··· Source excerpt ···

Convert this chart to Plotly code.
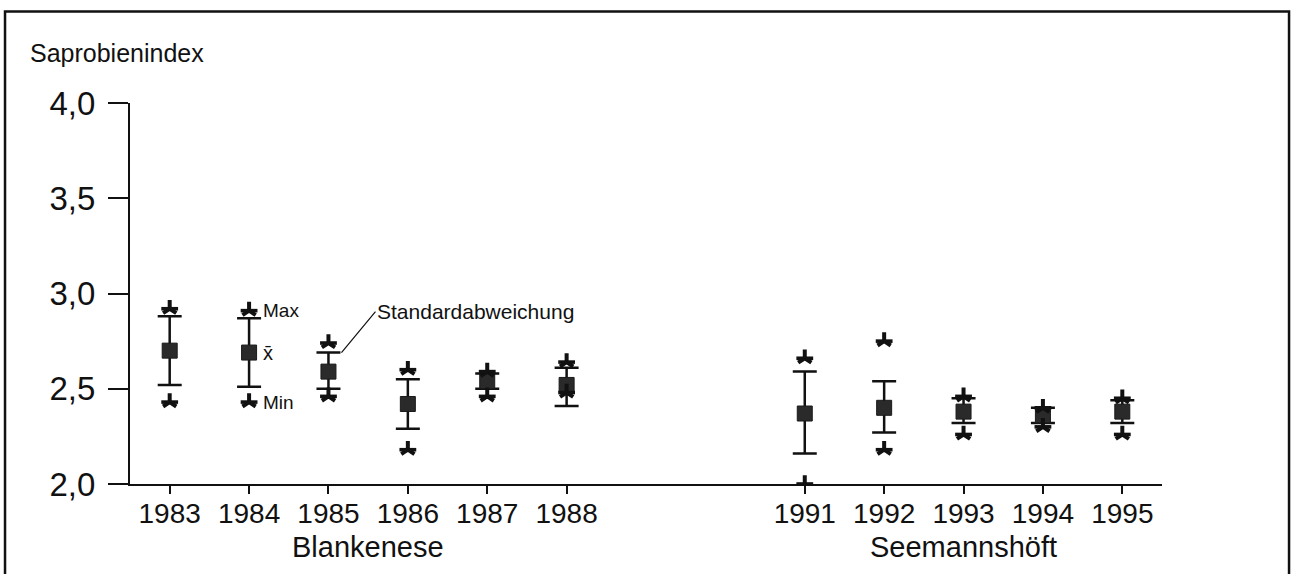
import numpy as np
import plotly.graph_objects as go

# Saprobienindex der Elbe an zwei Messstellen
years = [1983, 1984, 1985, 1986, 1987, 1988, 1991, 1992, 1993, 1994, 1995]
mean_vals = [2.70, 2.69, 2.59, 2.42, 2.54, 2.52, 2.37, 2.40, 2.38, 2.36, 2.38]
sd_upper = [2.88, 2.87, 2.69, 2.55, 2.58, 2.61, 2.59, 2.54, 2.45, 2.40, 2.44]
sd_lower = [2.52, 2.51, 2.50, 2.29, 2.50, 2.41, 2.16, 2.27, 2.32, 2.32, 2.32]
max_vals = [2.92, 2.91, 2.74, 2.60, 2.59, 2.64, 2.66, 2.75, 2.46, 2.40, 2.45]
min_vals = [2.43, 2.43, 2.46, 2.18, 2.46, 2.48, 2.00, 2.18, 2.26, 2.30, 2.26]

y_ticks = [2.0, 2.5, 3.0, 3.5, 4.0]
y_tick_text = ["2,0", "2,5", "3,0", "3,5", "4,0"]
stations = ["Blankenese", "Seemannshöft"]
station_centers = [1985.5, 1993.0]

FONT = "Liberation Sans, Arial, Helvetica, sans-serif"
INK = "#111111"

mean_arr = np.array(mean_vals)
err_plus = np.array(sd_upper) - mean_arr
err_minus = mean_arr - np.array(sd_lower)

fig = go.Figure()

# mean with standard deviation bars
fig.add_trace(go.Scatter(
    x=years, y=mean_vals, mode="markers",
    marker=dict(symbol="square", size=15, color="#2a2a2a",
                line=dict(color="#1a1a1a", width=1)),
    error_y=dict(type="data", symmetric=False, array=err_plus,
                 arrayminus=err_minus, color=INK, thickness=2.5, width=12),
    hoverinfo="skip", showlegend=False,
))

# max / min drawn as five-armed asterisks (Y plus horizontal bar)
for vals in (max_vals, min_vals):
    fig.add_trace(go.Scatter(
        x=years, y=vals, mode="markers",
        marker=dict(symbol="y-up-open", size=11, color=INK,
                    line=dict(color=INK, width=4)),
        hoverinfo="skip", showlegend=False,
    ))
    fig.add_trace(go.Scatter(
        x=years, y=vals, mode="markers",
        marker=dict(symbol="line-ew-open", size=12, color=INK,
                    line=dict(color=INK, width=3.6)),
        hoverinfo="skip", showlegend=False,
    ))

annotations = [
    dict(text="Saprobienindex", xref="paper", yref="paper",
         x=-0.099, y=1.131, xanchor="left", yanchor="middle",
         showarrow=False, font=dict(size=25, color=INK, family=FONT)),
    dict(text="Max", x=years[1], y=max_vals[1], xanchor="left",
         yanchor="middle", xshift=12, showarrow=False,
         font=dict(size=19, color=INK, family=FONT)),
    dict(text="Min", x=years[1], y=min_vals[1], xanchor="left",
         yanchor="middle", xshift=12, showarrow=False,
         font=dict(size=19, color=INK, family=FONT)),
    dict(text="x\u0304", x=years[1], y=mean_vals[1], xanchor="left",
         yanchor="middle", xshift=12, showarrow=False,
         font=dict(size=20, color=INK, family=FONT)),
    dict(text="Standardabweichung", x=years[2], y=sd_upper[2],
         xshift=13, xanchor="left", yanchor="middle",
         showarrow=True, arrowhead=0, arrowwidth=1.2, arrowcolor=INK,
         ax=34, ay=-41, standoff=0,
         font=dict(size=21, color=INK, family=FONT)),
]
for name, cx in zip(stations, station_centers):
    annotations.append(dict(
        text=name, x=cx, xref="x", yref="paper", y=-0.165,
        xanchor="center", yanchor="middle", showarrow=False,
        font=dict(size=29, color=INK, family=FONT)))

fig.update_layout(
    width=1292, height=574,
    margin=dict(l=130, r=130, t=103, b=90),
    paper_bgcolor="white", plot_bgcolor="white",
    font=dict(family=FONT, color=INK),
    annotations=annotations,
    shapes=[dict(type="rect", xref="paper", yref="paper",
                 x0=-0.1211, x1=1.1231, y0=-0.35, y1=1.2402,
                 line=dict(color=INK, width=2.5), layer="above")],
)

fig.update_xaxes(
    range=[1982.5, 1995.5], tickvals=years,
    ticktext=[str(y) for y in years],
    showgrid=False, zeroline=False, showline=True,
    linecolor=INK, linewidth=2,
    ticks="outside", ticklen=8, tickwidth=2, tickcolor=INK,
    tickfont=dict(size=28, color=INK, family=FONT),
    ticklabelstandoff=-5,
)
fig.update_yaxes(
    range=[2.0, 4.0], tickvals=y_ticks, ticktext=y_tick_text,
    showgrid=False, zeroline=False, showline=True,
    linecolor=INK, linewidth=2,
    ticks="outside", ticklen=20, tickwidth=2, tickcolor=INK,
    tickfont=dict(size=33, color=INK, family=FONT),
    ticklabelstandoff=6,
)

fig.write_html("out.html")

···

Short exercise
Your task is to reproduce exactly the lines from the start of the data above through the line containing "import plotly.graph_objects as go", leaving every picture out.

Solution to the problem
Convert this chart to Plotly code.
import numpy as np
import plotly.graph_objects as go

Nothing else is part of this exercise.